Translating the language of the Third Reich was draining, says Karin Doerr.

Photo by Andrew Dobrowolskyj


by Frank Kuin

Compiling and translating the language of the German Nazis — a vocabulary rife with terms like “race defilement” and “extermination” — has been a draining experience for Karin Doerr, who teaches German at Concordia.

Doerr has co-authored the newly published Nazi German: An English Lexicon of the Language of the Third Reich, a comprehensive dictionary of the words and phrases used by the Nazis during their 12 years in power (1933-1945), which culminated in the Second World War and the Holocaust.

Together with Robert Michael, a professor of European history at the University of Massachusetts Dartmouth, Doerr has gathered 6,500 Nazi words and phrases, and provided literal English translations and definitions as well as brief explanations of their often hidden meanings.

For instance, the word Umsiedlung, which literally means “resettlement,” was also used evasively to refer to the forced deportation of Jews to ghettos and then to death camps in Eastern Europe, Doerr explained.

“This whole subject is not easy to deal with on a prolonged basis,” said Doerr, a German native who has lived in Montreal for 25 years, of her submersion into an often-coded language of deceit and destruction.

Still, she felt the Nazi vocabulary had to be systematically compiled. “It’s a chapter of the German language,” she said. “A negative chapter, yes, but history demands that you have access to this type of language.”

Surprisingly, Nazi German is the first dictionary of its kind to translate the Nazi vocabulary into contemporary English (there have been German-German lexicons).

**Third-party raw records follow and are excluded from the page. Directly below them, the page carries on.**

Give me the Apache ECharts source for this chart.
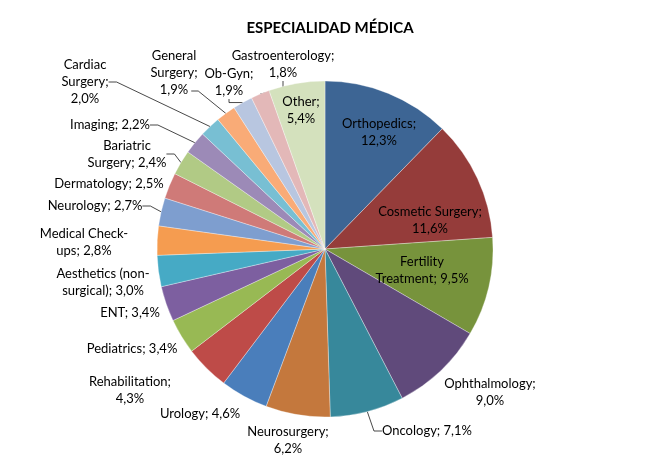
<!DOCTYPE html>
<html>
<head>
<meta charset="utf-8">
<title>Especialidad médica</title>
<script src="https://cdn.jsdelivr.net/npm/echarts@6/dist/echarts.min.js"></script>
<style>
  html, body { margin: 0; padding: 0; background: #fff; }
  #chart { width: 660px; height: 475px; }
</style>
</head>
<body>
<div id="chart"></div>
<script>
var categories = [
  'Orthopedics', 'Cosmetic Surgery', 'Fertility Treatment', 'Ophthalmology',
  'Oncology', 'Neurosurgery', 'Urology', 'Rehabilitation', 'Pediatrics', 'ENT',
  'Aesthetics (non-surgical)', 'Medical Check-ups', 'Neurology', 'Dermatology',
  'Bariatric Surgery', 'Imaging', 'Cardiac Surgery', 'General Surgery', 'Ob-Gyn',
  'Gastroenterology', 'Other'
];
var shares = [12.3, 11.6, 9.5, 9.0, 7.1, 6.2, 4.6, 4.3, 3.4, 3.4, 3.0, 2.8, 2.7, 2.5, 2.4, 2.2, 2.0, 1.9, 1.9, 1.8, 5.4];

// label text as Excel wrapped it, # = percentage
var labelText = [
  'Orthopedics;\n#', 'Cosmetic Surgery;\n#', 'Fertility\nTreatment; #', 'Ophthalmology;\n#',
  'Oncology; #', 'Neurosurgery;\n#', 'Urology; #', 'Rehabilitation;\n#', 'Pediatrics; #', 'ENT; #',
  'Aesthetics (non-\nsurgical); #', 'Medical Check-\nups; #', 'Neurology; #', 'Dermatology; #',
  'Bariatric\nSurgery; #', 'Imaging; #', 'Cardiac\nSurgery;\n#', 'General\nSurgery;\n#', 'Ob-Gyn;\n#',
  'Gastroenterology;\n#', 'Other;\n#'
];

var colors = [
  '#3d6594', '#953c3a', '#77933c', '#604a7b', '#37889b', '#c4783d', '#4a7ebb',
  '#be4b48', '#98b954', '#7d5fa0', '#46aac5', '#f59c50', '#7e9ecf', '#cf7a78',
  '#b1ca85', '#9c8ab7', '#78bfd3', '#f9ab77', '#b8c6e0', '#e3b8b8', '#d4e1bd'
];

// slices whose label keeps a leader line
var withLeader = ['Oncology', 'Neurology', 'Bariatric Surgery', 'Imaging',
  'Cardiac Surgery', 'General Surgery', 'Ob-Gyn', 'Gastroenterology'];

// label centres
var labelPos = [
  [379, 132], [430, 220], [422, 270], [490, 392], [427, 431], [288, 440], [200, 414],
  [130, 390], [132, 349], [130, 313], [103, 282], [84, 242], [95, 206], [109, 184],
  [127, 154], [110, 125], [85, 82], [174, 73], [229, 82], [283, 64], [301, 110]
];

var pieCenter = [325, 249];
var pieRadius = 168;
var labelFont = '13px Lato';
var lineH = 17;

function pct(v) {
  return v.toFixed(1).replace('.', ',') + '%';
}

var measureCtx = document.createElement('canvas').getContext('2d');
measureCtx.font = labelFont;

// leader from the end of the label's last line to the middle of the slice's rim
function leaderFromLastLine(idx) {
  var total = shares.reduce(function (a, b) { return a + b; }, 0);
  var before = 0;
  for (var i = 0; i < idx; i++) before += shares[i];
  var ang = (before + shares[idx] / 2) / total * 2 * Math.PI;
  var rim = [pieCenter[0] + pieRadius * Math.sin(ang), pieCenter[1] - pieRadius * Math.cos(ang)];
  var lines = labelText[idx].replace('#', pct(shares[idx])).split('\n');
  var last = lines[lines.length - 1];
  var w = measureCtx.measureText(last).width;
  var pos = labelPos[idx];
  var y = pos[1] + (lines.length - 1) * lineH / 2 + 1;
  var x = pos[0] + w / 2 + 3;
  return [[x, y], [x + 7, y], rim];
}

var chart = echarts.init(document.getElementById('chart'));

var seriesData = categories.map(function (name, i) {
  return {
    name: name,
    value: shares[i],
    itemStyle: { color: colors[i] },
    labelLine: { show: withLeader.indexOf(name) > -1 }
  };
});

chart.setOption({
  animation: false,
  title: {
    text: 'ESPECIALIDAD MÉDICA',
    left: 325,
    textAlign: 'center',
    top: 16,
    textStyle: { fontFamily: 'Lato', fontSize: 15, fontWeight: 'bold', color: '#000' }
  },
  series: [
    {
      type: 'pie',
      center: pieCenter,
      radius: pieRadius,
      startAngle: 90,
      clockwise: true,
      avoidLabelOverlap: false,
      data: seriesData,
      itemStyle: { borderColor: 'rgba(255,255,255,0.55)', borderWidth: 0.6 },
      label: {
        show: true,
        position: 'outside',
        formatter: function (p) {
          return labelText[p.dataIndex].replace('#', pct(p.value));
        },
        fontFamily: 'Lato',
        fontSize: 13,
        lineHeight: lineH,
        color: '#000'
      },
      labelLine: {
        length: 6,
        length2: 8,
        lineStyle: { color: '#1a1a1a', width: 0.8 }
      },
      labelLayout: function (p) {
        var pos = labelPos[p.dataIndex];
        var out = { x: pos[0], y: pos[1], align: 'center', verticalAlign: 'middle' };
        if (categories[p.dataIndex] === 'General Surgery') {
          out.labelLinePoints = leaderFromLastLine(p.dataIndex);
        }
        return out;
      }
    }
  ]
});
</script>
</body>
</html>
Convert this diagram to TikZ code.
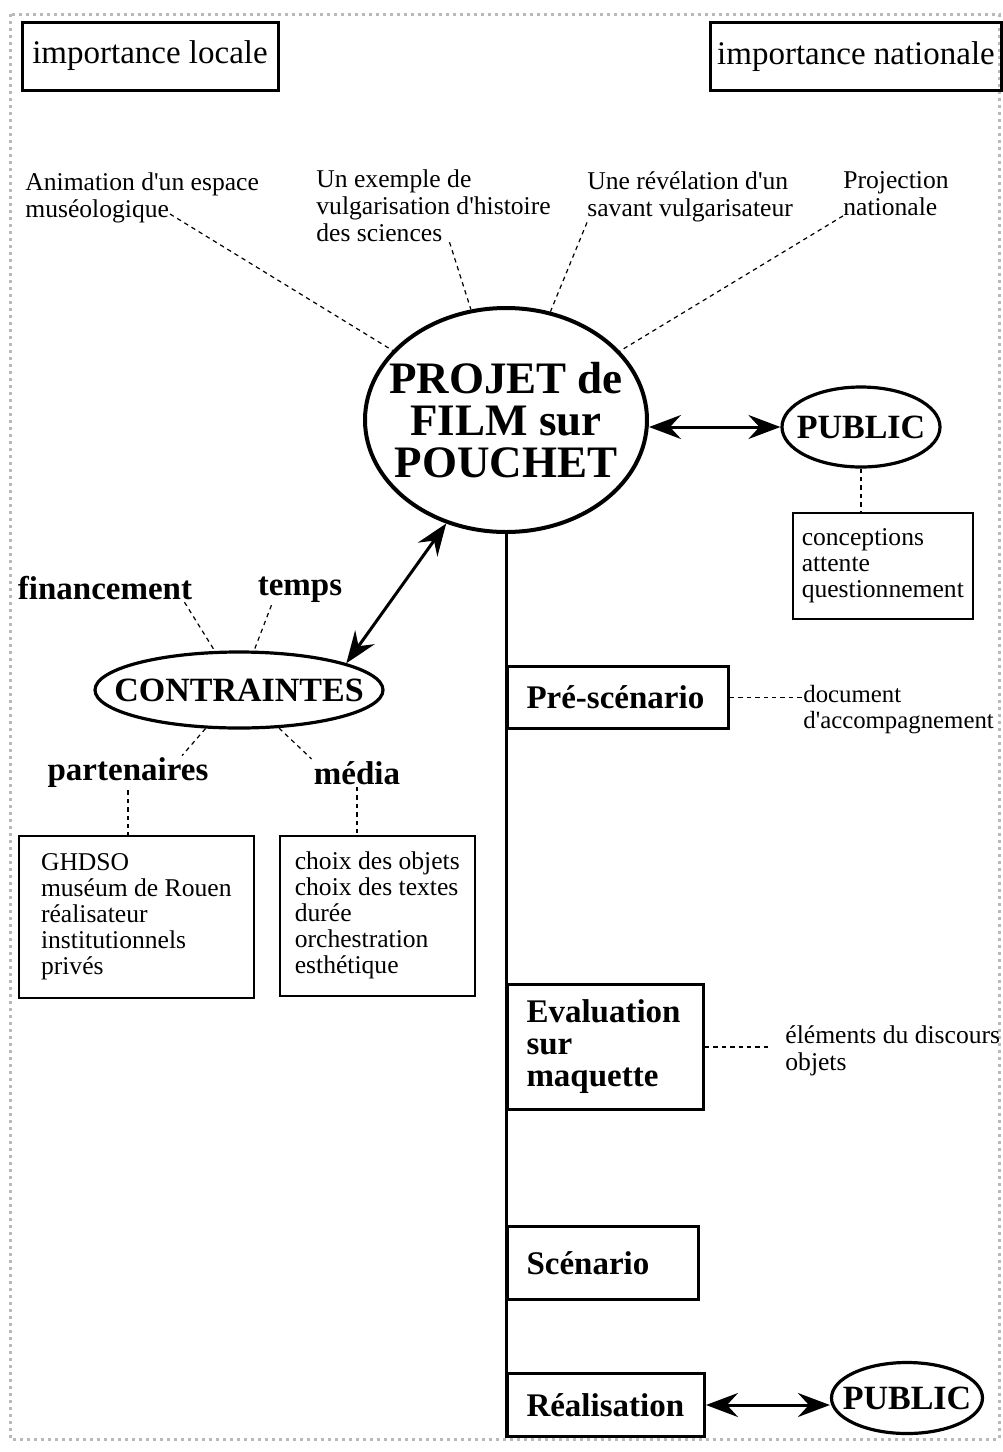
\documentclass[tikz,border=0pt]{standalone}
\usepackage{fontspec}
\setmainfont{Liberation Serif}
\usetikzlibrary{shapes.geometric,arrows.meta}

\begin{document}
\begin{tikzpicture}[x=0.5pt,y=-0.5pt,
    heading/.style={draw,line width=1.5pt,minimum height=34pt,
      font=\fontsize{16.5}{17}\selectfont},
    stage/.style={draw,line width=1.5pt,anchor=north west,align=left,
      inner xsep=9.5pt,font=\bfseries\fontsize{16.5}{16}\selectfont},
    listbox/.style={draw,line width=0.8pt,anchor=north west,align=left,
      font=\fontsize{12.8}{13}\selectfont},
    note/.style={align=left,inner sep=0pt,font=\fontsize{12.8}{13.4}\selectfont},
    keyword/.style={inner sep=1pt,font=\bfseries\fontsize{16.5}{17}\selectfont},
    % ellipses keep their size, the text sits in a label
    bubble/.style={ellipse,draw,line width=1.6pt,inner sep=0pt},
    bubbletext/.style={font=\bfseries\fontsize{17}{17}\selectfont},
    link/.style={dash pattern=on 2.2pt off 2pt,line width=0.6pt},
    twoway/.style={{Stealth[length=16pt,width=12pt,inset=5.5pt]}-{Stealth[length=16pt,width=12pt,inset=5.5pt]},
      line width=1.5pt},
    spine/.style={line width=1.5pt}]

  \useasboundingbox (0,0) rectangle (1002,1452);
  \draw[gray!55,line width=1.5pt,dotted] (10,14) rectangle (999,1439);

  % top
  \node[heading,minimum width=128pt] (local) at (150,56) {importance locale};
  \node[heading,minimum width=144pt] (national) at (856,56.5) {importance nationale};

  \node[note,anchor=west] (anim) at (25,197.5) {Animation d\textquotesingle un espace\\muséologique};
  \node[note,anchor=west] (exemple) at (316,206) {Un exemple de\\vulgarisation d\textquotesingle histoire\\des sciences};
  \node[note,anchor=west] (revel) at (587,197) {Une révélation d\textquotesingle un\\savant vulgarisateur};
  \node[note,anchor=west] (proj) at (843,193.5) {Projection\\nationale};
  \coordinate (animEnd) at (170,214);

  % centre
  \node[bubble,line width=2pt,minimum width=141pt,minimum height=112pt,
    label={[font=\bfseries\fontsize{22.5}{21}\selectfont,align=center]center:PROJET de\\FILM sur\\POUCHET}]
    (main) at (506,420) {};
  \node[bubble,minimum width=79pt,minimum height=40pt,
    label={[bubbletext]center:PUBLIC}] (pub) at (861,427) {};
  \node[listbox,minimum width=90pt,minimum height=53pt] (attente) at (792,512)
    {conceptions\\attente\\questionnement};

  % contraintes
  \node[keyword] (fin) at (105,588) {financement};
  \node[keyword] (temps) at (300,590) {temps};
  \node[bubble,minimum width=144pt,minimum height=38pt,
    label={[bubbletext]center:CONTRAINTES}] (cons) at (239,690) {};
  \node[keyword] (part) at (128,773) {partenaires};
  \node[keyword] (media) at (357,773) {média};
  \node[listbox,minimum width=117.5pt,minimum height=81pt] (partbox) at (18,835)
    {GHDSO\\muséum de Rouen\\réalisateur\\institutionnels\\privés};
  \node[listbox,minimum width=97.5pt,minimum height=80pt] (mediabox) at (279,835)
    {choix des objets\\choix des textes\\durée\\orchestration\\esthétique};

  % etapes
  \node[stage,text width=91.5pt,minimum height=31pt] (pre) at (506,665) {Pré-scénario};
  \node[note,anchor=west,font=\fontsize{12.4}{13}\selectfont] (doc) at (803,709.5) {document\\d\textquotesingle accompagnement};
  \node[stage,text width=79pt,minimum height=62.5pt] (eval) at (506,983) {Evaluation\\sur\\maquette};
  \node[note,anchor=west] (elem) at (785,1050.5) {éléments du discours\\objets};
  \node[stage,text width=76.5pt,minimum height=36.5pt] (scen) at (506,1225) {Scénario};
  \node[stage,text width=79.5pt,minimum height=31.5pt] (real) at (506,1372) {Réalisation};
  \node[bubble,minimum width=75.5pt,minimum height=35.5pt,
    label={[bubbletext]center:PUBLIC}] (pub2) at (907,1398) {};

  % connectors
  \draw[link] (animEnd) -- (main);
  \draw[link] ([xshift=8pt]exemple.south) -- (main);
  \draw[link] (revel.south west) -- (main);
  \draw[link] (proj.south west) -- (main);
  \draw[twoway] (main.east |- pub.west) -- (pub.west);
  \draw[link] (pub.south) -- (pub.south |- attente.north);
  \draw[twoway] (cons.14) -- (main.240);
  \draw[link] ([xshift=-5pt]fin.south east) -- (cons);
  \draw[link] ([xshift=8pt]temps.south west) -- (cons);
  \draw[link] (cons) -- ([xshift=27pt]part.north);
  \draw[link] (cons) -- (media.north west);
  \draw[link] (part.south) -- (part.south |- partbox.north);
  \draw[link] (media.south) -- (media.south |- mediabox.north);
  \draw[spine] (main.south) -- (real.south west);
  \draw[link] (pre.east) -- (pre.east -| doc.west);
  \draw[link] (eval.east) -- ([xshift=-8pt]eval.east -| elem.west);
  \draw[twoway] (real.east) -- (real.east -| pub2.west);
\end{tikzpicture}
\end{document}
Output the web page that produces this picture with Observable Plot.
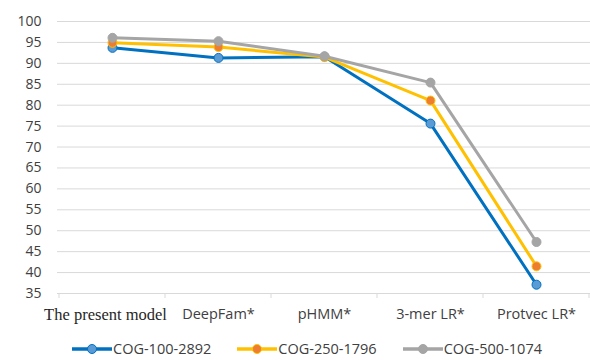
<!DOCTYPE html>
<html>
<head>
<meta charset="utf-8">
<script src="https://cdn.jsdelivr.net/npm/d3@7"></script>
<script src="https://cdn.jsdelivr.net/npm/@observablehq/plot@0.6"></script>
<style>
  body { margin: 0; background: #fff; font-family: "Open Sans", sans-serif; }
  #chart { width: 590px; }
  .legend { display: flex; justify-content: flex-start; gap: 26px; height: 35px; padding-top: 6px; padding-left: 72px; align-items: center; font-size: 14.5px; color: #404040; }
  .legend span { display: inline-flex; align-items: center; gap: 1px; }
  .legend svg { display: block; }
</style>
</head>
<body>
<div id="chart"></div>
<script>
const categories = ["The present model", "DeepFam*", "pHMM*", "3-mer LR*", "Protvec LR*"];
const seriesNames = ["COG-100-2892", "COG-250-1796", "COG-500-1074"];
const cog100 = [93.7, 91.3, 91.6, 75.6, 37.1];
const cog250 = [94.9, 93.9, 91.5, 81.1, 41.5];
const cog500 = [96.1, 95.3, 91.7, 85.4, 47.3];
const yTicks = [35, 40, 45, 50, 55, 60, 65, 70, 75, 80, 85, 90, 95, 100];

const lineColors = ["#0070C0", "#FFC000", "#A5A5A5"];
const markerColors = ["#5B9BD5", "#ED7D31", "#A5A5A5"];

const seriesValues = [cog100, cog250, cog500];
const data = seriesValues.flatMap((vals, s) =>
  vals.map((v, i) => ({series: seriesNames[s], category: categories[i], value: v})));

const marks = [
  Plot.gridY(yTicks, {stroke: "#d9d9d9", strokeOpacity: 1, strokeWidth: 1}),
  Plot.axisY(yTicks, {tickSize: 0, tickPadding: 16, fontSize: 14, fill: "#404040", fontFamily: "Open Sans"}),
  Plot.axisX({tickSize: 0, tickPadding: 15, fontSize: 14.5, fill: "#404040", fontFamily: "Open Sans"})
];
seriesNames.forEach((name, s) => {
  const d = data.filter(r => r.series === name);
  marks.push(Plot.line(d, {x: "category", y: "value", stroke: lineColors[s], strokeWidth: 3}));
  marks.push(Plot.dot(d, {x: "category", y: "value", r: 4.5, fill: markerColors[s], stroke: lineColors[s], strokeWidth: 1}));
});

const plot = Plot.plot({
  width: 590,
  height: 325,
  marginLeft: 57,
  marginRight: 0,
  marginTop: 21,
  marginBottom: 32,
  style: {background: "#fff", overflow: "visible"},
  x: {type: "point", domain: categories, padding: 0.5, label: null},
  y: {domain: [35, 100], label: null},
  marks
});

// Tick marks at category boundaries, placed with the plot's own x scale
const xs = plot.scale("x");
const step = xs.apply(categories[1]) - xs.apply(categories[0]);
const yAxisPos = plot.scale("y").apply(35);
const g = d3.select(plot).append("g").attr("stroke", "#d9d9d9");
[...categories.map(c => xs.apply(c) - step / 2), xs.apply(categories[categories.length - 1]) + step / 2]
  .forEach(x => g.append("line").attr("x1", x).attr("x2", x).attr("y1", yAxisPos).attr("y2", yAxisPos + 5));

// First category label is set in a serif face, as in the reference
d3.select(plot).selectAll("[aria-label='x-axis tick label'] text").each(function() {
  if (d3.select(this).text() === categories[0]) {
    d3.select(this).attr("font-family", "Liberation Serif").attr("font-size", 16.5).attr("fill", "#262626").attr("dx", -7);
  }
});

document.getElementById("chart").appendChild(plot);

const legend = document.createElement("div");
legend.className = "legend";
seriesNames.forEach((name, s) => {
  const item = document.createElement("span");
  item.innerHTML = `<svg width="40" height="12"><line x1="0" x2="40" y1="6" y2="6" stroke="${lineColors[s]}" stroke-width="3.5"/><circle cx="20" cy="6" r="4.5" fill="${markerColors[s]}" stroke="${lineColors[s]}"/></svg>${name}`;
  legend.appendChild(item);
});
document.getElementById("chart").appendChild(legend);
</script>
</body>
</html>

Published by Greenwood Press in the U.S. and England, it is intended primarily as a reference guide for researchers.

“We found that there was no sufficient English dictionary that explained, especially to the English-speaking researcher, all the terminology pertaining to that era,” Doerr said.

Indeed, she has found that English-speaking researchers often throw Nazi German phrases into their texts without properly explaining their meaning. For instance, she recently came across the word Sonderbehandlung in an English work, neither translated nor explained.

Literally, Sonderbehandlung means “special treatment,” but in German concentration camps, it meant torture and execution.

“This kind of Nazi jargon creeps into scholarship,” Doerr said, “but you can’t just use it as if everyone knows. You have to convey to the reader what it meant, and be very clear about it.

“With a dictionary like this, it becomes very easy to verify what phrases and abbreviations mean. It shows how this language should be used today in scholarship.

“It will be useful to round out our understanding of these terrible years and to even thwart Holocaust deniers,” she added.

“We had to be very careful not to perpetuate the tone and the language of that time,” Doerr said. “Nazi terminology is a very harsh language. We did not want to reiterate the viewpoint of people who used this language to deny others their status as humans.”

Thus, literal translations were used, as well as explanations in contemporary English, which “rendered it in a more compassionate tone,” she said.

The term Vernichtung (extermination) is an example. “Today, we do not speak of the extermination of people,” Doerr explained. “We say people were murdered.”

Thus, the dictionary entry reads: Vernichtung. Destruction, eradication, extermination. Intention of Nazi Germany to murder all Jews. In this sense, the work is also meant to be a linguistic monument to the victims.

Not all terms in the dictionary are directly related to the genocide, though. Extracted from years of reading as well as interviews with Holocaust survivors, they include terms and phrases used by the military and the Nazi government, as well as by the general population.

“What becomes apparent is that the genocidal component touched every aspect of German life,” Doerr said.

A book launch of Nazi German: An English Lexicon of the Language of the Third Reich will be held by Concordia’s Simone de Beauvoir Institute, of which Karin Doerr is an active member, on Tuesday, March 19, between 5 and 7 p.m., at Samuel Bronfman House, 1590 Dr. Penfield (corner Cote des Neiges).